Por contra, se ha convivido con una situación de autoconsumo, con unos salarios impagados que más que ahorro -en el caso de que se cobren, en rublos- han sido una detracción de la demanda efectiva y del desarrollo de unos esquemas mínimos de distribución. Habida cuenta de que más de la mitad de los productos se importan, el consumo, si se despierta, despertará también la inflación.
Otras manifestaciones, como la avidez de los bancos rusos por comprar dólares, revelan una profunda desconfianza. Existe un claro peligro de vuelta a la autarquía y por tanto a la heterodoxia, con los consiguientes impactos en la inflación, en el rublo y en las cuentas públicas. En estas condiciones las ayudas del Fondo Monetario serían un despilfarro. Es fundamental alertar a la opinión pública y al ciudadano, hoy tentado hacia la involución, porque le dicen que el mercado es nefasto y que el precio del petróleo y la cicatería occidental son los culpables de sus males.

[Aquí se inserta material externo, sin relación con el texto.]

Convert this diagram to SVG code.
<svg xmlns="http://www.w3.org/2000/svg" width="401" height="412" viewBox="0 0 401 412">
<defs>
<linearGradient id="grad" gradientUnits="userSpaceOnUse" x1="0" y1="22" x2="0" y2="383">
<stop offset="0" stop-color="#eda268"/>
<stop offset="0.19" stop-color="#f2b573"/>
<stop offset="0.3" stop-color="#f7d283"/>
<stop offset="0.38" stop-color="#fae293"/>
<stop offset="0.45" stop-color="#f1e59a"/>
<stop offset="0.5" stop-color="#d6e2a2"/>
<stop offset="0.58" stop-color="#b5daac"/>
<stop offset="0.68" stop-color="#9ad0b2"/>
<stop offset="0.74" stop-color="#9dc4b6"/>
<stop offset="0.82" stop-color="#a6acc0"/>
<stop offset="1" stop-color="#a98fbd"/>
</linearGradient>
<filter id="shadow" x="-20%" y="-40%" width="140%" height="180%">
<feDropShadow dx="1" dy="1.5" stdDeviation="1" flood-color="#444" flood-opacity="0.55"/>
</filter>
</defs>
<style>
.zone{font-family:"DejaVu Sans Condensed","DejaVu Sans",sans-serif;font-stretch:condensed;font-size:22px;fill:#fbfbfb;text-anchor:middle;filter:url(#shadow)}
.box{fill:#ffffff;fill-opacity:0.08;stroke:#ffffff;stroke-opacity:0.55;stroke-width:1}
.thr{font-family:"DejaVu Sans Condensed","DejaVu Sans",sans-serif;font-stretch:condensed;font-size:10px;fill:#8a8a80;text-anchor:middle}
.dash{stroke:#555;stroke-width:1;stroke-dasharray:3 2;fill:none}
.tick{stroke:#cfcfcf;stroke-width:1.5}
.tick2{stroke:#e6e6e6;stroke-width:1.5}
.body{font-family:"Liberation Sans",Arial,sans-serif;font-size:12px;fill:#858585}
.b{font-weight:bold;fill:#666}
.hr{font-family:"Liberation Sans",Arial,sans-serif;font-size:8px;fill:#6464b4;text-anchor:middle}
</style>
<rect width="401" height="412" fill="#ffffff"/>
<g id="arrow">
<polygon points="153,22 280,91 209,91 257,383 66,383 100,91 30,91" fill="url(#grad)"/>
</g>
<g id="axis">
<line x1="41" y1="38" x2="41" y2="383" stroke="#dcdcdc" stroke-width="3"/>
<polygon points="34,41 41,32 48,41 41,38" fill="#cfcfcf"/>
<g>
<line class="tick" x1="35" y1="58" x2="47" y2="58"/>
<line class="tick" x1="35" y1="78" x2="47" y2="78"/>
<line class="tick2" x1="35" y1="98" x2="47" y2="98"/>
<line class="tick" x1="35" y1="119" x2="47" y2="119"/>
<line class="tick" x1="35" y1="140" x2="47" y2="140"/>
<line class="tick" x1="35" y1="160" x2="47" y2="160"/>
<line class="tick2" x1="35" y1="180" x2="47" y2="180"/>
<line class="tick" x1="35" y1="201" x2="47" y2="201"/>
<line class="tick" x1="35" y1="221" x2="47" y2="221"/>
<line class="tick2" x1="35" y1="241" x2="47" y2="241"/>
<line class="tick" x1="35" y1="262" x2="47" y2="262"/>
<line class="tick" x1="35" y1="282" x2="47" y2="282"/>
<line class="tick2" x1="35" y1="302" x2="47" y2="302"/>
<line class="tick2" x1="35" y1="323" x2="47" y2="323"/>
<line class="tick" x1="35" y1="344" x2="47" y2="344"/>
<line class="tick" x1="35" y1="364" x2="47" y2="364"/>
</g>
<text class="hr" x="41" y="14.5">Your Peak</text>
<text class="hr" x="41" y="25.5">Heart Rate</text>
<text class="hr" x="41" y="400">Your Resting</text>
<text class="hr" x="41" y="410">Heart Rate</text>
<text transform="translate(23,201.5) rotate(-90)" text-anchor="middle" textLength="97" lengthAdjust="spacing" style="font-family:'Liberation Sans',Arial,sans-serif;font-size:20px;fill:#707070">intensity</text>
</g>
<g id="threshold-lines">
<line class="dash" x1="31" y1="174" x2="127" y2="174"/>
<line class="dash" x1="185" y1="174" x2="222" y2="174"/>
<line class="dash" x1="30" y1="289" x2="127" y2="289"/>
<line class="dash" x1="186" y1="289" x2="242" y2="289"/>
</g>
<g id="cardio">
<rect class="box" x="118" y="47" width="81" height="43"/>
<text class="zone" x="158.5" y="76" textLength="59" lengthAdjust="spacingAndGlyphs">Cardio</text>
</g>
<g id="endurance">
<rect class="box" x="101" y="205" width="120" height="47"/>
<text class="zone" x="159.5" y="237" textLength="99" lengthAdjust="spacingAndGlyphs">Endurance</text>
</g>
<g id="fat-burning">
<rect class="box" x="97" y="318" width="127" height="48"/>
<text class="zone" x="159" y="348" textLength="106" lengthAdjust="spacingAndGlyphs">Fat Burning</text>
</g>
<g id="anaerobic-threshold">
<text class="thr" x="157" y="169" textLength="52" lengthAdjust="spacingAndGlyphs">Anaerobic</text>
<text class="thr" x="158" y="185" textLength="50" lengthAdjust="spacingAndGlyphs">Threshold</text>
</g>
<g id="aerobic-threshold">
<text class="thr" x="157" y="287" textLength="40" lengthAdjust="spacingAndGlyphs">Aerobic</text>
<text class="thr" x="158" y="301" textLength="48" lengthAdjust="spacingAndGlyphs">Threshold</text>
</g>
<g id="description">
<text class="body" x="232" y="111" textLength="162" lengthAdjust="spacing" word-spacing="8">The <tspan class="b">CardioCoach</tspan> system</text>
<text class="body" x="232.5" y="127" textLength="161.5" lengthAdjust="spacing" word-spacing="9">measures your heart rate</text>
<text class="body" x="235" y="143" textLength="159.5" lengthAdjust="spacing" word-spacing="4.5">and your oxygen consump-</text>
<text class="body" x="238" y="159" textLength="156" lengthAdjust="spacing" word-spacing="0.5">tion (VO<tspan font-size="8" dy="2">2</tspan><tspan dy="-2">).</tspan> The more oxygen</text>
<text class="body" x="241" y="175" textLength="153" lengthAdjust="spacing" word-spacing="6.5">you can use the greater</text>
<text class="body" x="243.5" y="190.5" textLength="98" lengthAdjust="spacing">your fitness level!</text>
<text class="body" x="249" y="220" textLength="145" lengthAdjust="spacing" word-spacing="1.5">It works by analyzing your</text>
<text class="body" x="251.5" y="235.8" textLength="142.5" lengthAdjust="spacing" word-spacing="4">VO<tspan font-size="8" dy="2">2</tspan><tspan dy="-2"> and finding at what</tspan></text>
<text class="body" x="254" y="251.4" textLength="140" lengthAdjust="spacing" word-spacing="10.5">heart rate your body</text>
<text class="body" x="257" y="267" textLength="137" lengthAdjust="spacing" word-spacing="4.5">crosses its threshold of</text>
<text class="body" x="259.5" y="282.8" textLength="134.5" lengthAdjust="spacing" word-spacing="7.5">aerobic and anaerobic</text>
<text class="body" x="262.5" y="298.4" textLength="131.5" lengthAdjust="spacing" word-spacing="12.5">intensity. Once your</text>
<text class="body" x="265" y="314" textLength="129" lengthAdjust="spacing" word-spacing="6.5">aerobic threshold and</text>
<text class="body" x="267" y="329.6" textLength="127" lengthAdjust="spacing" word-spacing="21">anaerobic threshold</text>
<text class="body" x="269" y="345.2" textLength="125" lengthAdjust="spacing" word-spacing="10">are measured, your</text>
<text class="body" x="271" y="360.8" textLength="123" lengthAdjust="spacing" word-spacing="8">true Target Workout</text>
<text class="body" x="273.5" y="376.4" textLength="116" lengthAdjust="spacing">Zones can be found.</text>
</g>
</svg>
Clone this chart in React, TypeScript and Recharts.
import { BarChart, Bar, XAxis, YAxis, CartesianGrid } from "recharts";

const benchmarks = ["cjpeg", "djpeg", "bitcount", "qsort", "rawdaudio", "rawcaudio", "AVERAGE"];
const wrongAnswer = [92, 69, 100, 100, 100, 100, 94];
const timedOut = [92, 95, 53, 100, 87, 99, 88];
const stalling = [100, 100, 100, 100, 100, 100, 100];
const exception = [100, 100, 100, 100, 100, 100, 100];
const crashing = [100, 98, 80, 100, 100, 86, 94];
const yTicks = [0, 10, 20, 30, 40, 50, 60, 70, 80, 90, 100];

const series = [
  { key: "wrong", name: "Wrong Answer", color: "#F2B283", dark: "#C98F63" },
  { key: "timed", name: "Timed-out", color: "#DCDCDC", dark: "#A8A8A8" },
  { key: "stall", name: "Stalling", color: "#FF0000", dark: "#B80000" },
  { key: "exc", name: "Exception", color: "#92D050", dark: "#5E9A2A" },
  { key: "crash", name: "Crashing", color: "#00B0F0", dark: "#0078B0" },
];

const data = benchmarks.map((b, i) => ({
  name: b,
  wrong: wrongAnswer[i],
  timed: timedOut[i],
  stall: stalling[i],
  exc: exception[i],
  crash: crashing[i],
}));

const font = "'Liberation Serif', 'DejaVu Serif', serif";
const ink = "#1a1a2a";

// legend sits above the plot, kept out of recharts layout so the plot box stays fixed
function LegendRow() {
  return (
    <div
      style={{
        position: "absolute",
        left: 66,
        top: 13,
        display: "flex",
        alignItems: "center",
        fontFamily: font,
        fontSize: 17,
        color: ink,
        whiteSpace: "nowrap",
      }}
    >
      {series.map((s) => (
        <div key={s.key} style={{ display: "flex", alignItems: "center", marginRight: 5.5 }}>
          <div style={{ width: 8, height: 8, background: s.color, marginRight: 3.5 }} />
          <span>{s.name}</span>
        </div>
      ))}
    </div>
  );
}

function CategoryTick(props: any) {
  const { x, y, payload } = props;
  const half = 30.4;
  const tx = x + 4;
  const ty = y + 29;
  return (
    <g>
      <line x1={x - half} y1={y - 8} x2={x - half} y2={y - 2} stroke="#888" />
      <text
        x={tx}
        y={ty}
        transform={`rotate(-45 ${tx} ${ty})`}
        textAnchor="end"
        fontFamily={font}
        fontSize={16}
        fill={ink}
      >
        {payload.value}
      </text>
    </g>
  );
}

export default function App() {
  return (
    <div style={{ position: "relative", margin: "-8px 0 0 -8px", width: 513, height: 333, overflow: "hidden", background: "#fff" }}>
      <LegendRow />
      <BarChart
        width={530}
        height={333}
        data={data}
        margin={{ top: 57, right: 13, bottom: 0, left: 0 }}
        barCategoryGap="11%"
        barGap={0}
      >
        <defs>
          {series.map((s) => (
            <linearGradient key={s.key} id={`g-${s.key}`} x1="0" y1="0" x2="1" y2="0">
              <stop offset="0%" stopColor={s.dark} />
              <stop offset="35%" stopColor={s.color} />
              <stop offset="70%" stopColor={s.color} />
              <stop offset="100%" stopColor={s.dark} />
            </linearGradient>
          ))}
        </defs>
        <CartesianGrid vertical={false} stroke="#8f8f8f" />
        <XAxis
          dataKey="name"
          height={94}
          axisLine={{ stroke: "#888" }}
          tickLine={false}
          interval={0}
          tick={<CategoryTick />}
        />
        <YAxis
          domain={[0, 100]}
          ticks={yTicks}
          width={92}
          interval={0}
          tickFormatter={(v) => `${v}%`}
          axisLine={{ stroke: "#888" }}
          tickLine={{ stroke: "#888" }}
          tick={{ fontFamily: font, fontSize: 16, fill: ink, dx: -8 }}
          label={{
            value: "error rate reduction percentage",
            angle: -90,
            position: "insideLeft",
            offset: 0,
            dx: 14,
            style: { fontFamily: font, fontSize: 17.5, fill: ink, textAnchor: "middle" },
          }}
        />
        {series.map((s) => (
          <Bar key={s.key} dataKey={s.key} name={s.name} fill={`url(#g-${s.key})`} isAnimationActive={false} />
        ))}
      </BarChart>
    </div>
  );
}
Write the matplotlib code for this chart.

La apariencia del pasado se ha roto; los intentos reformistas, también. Con una visión un tanto cínica, diríamos que los problemas de Rusia son muy rusos. Que es además un país de pequeña dimensión económica. Su crisis, no obstante, afectará a sus actuales acreedores y supondrá un desaprovechamiento de su potencial y acaso una amenaza política. Pero el mayor perjudicado, el mayor acreedor será, como de costumbre, el sufrido pueblo ruso.